= PROVIDED DATA =

== == ==

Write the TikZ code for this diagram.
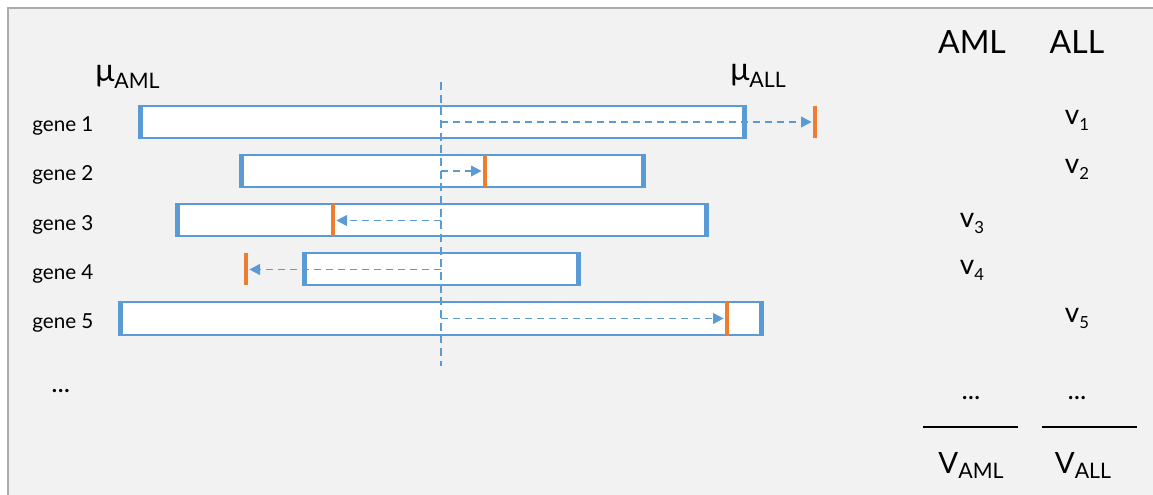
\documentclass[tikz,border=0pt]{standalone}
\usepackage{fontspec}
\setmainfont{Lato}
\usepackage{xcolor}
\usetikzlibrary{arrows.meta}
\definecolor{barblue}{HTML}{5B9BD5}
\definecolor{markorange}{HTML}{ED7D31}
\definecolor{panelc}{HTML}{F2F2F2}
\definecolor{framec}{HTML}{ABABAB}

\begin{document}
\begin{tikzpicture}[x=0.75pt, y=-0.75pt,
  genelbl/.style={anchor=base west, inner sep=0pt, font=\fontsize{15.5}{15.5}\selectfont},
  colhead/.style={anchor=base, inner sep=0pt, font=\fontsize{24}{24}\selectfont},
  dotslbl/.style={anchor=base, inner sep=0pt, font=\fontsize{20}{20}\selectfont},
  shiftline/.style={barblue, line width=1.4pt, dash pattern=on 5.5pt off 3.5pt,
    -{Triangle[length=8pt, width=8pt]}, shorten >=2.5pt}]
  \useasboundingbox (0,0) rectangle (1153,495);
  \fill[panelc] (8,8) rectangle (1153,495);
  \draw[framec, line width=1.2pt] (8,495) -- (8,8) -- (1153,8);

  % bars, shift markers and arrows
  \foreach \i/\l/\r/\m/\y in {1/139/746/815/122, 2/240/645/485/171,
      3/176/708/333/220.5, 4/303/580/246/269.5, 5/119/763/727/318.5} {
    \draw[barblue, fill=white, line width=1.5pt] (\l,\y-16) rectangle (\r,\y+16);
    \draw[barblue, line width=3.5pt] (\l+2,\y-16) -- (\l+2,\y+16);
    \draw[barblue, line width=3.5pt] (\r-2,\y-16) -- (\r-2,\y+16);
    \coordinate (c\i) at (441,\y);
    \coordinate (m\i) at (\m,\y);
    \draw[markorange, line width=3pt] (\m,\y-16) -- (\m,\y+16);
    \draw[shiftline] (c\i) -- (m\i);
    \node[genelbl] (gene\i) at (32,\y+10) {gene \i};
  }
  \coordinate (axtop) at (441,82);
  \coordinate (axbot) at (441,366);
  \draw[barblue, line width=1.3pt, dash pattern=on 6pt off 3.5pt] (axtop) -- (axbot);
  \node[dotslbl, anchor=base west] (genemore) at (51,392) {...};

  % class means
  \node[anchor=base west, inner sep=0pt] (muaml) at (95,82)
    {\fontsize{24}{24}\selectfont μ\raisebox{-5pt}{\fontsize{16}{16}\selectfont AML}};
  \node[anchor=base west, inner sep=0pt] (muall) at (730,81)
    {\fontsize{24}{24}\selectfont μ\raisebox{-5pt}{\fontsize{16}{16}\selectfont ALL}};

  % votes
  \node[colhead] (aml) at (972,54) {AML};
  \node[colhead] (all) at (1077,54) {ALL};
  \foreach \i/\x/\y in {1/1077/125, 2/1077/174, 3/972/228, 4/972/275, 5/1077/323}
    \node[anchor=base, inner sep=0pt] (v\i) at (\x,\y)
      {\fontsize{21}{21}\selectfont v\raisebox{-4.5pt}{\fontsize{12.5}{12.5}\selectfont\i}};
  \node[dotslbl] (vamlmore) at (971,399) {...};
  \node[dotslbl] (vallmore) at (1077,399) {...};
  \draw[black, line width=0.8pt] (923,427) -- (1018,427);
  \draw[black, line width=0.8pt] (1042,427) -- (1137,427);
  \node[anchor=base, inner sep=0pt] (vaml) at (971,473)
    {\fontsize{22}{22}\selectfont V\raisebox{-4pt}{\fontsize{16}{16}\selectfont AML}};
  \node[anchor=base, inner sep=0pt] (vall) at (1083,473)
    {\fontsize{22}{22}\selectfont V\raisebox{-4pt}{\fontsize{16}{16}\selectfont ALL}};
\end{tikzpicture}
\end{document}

== == ==

= WHAT THE TASK ASKS =
Every line should be retyped exactly, with the pictures omitted.

= EXERCISE SOLUTION =
Write the TikZ code for this diagram.
\documentclass[tikz,border=0pt]{standalone}
\usepackage{fontspec}
\setmainfont{Lato}
\usepackage{xcolor}
\usetikzlibrary{arrows.meta}
\definecolor{barblue}{HTML}{5B9BD5}
\definecolor{markorange}{HTML}{ED7D31}
\definecolor{panelc}{HTML}{F2F2F2}
\definecolor{framec}{HTML}{ABABAB}

\begin{document}
\begin{tikzpicture}[x=0.75pt, y=-0.75pt,
  genelbl/.style={anchor=base west, inner sep=0pt, font=\fontsize{15.5}{15.5}\selectfont},
  colhead/.style={anchor=base, inner sep=0pt, font=\fontsize{24}{24}\selectfont},
  dotslbl/.style={anchor=base, inner sep=0pt, font=\fontsize{20}{20}\selectfont},
  shiftline/.style={barblue, line width=1.4pt, dash pattern=on 5.5pt off 3.5pt,
    -{Triangle[length=8pt, width=8pt]}, shorten >=2.5pt}]
  \useasboundingbox (0,0) rectangle (1153,495);
  \fill[panelc] (8,8) rectangle (1153,495);
  \draw[framec, line width=1.2pt] (8,495) -- (8,8) -- (1153,8);

  % bars, shift markers and arrows
  \foreach \i/\l/\r/\m/\y in {1/139/746/815/122, 2/240/645/485/171,
      3/176/708/333/220.5, 4/303/580/246/269.5, 5/119/763/727/318.5} {
    \draw[barblue, fill=white, line width=1.5pt] (\l,\y-16) rectangle (\r,\y+16);
    \draw[barblue, line width=3.5pt] (\l+2,\y-16) -- (\l+2,\y+16);
    \draw[barblue, line width=3.5pt] (\r-2,\y-16) -- (\r-2,\y+16);
    \coordinate (c\i) at (441,\y);
    \coordinate (m\i) at (\m,\y);
    \draw[markorange, line width=3pt] (\m,\y-16) -- (\m,\y+16);
    \draw[shiftline] (c\i) -- (m\i);
    \node[genelbl] (gene\i) at (32,\y+10) {gene \i};
  }
  \coordinate (axtop) at (441,82);
  \coordinate (axbot) at (441,366);
  \draw[barblue, line width=1.3pt, dash pattern=on 6pt off 3.5pt] (axtop) -- (axbot);
  \node[dotslbl, anchor=base west] (genemore) at (51,392) {...};

  % class means
  \node[anchor=base west, inner sep=0pt] (muaml) at (95,82)
    {\fontsize{24}{24}\selectfont μ\raisebox{-5pt}{\fontsize{16}{16}\selectfont AML}};
  \node[anchor=base west, inner sep=0pt] (muall) at (730,81)
    {\fontsize{24}{24}\selectfont μ\raisebox{-5pt}{\fontsize{16}{16}\selectfont ALL}};

  % votes
  \node[colhead] (aml) at (972,54) {AML};
  \node[colhead] (all) at (1077,54) {ALL};
  \foreach \i/\x/\y in {1/1077/125, 2/1077/174, 3/972/228, 4/972/275, 5/1077/323}
    \node[anchor=base, inner sep=0pt] (v\i) at (\x,\y)
      {\fontsize{21}{21}\selectfont v\raisebox{-4.5pt}{\fontsize{12.5}{12.5}\selectfont\i}};
  \node[dotslbl] (vamlmore) at (971,399) {...};
  \node[dotslbl] (vallmore) at (1077,399) {...};
  \draw[black, line width=0.8pt] (923,427) -- (1018,427);
  \draw[black, line width=0.8pt] (1042,427) -- (1137,427);
  \node[anchor=base, inner sep=0pt] (vaml) at (971,473)
    {\fontsize{22}{22}\selectfont V\raisebox{-4pt}{\fontsize{16}{16}\selectfont AML}};
  \node[anchor=base, inner sep=0pt] (vall) at (1083,473)
    {\fontsize{22}{22}\selectfont V\raisebox{-4pt}{\fontsize{16}{16}\selectfont ALL}};
\end{tikzpicture}
\end{document}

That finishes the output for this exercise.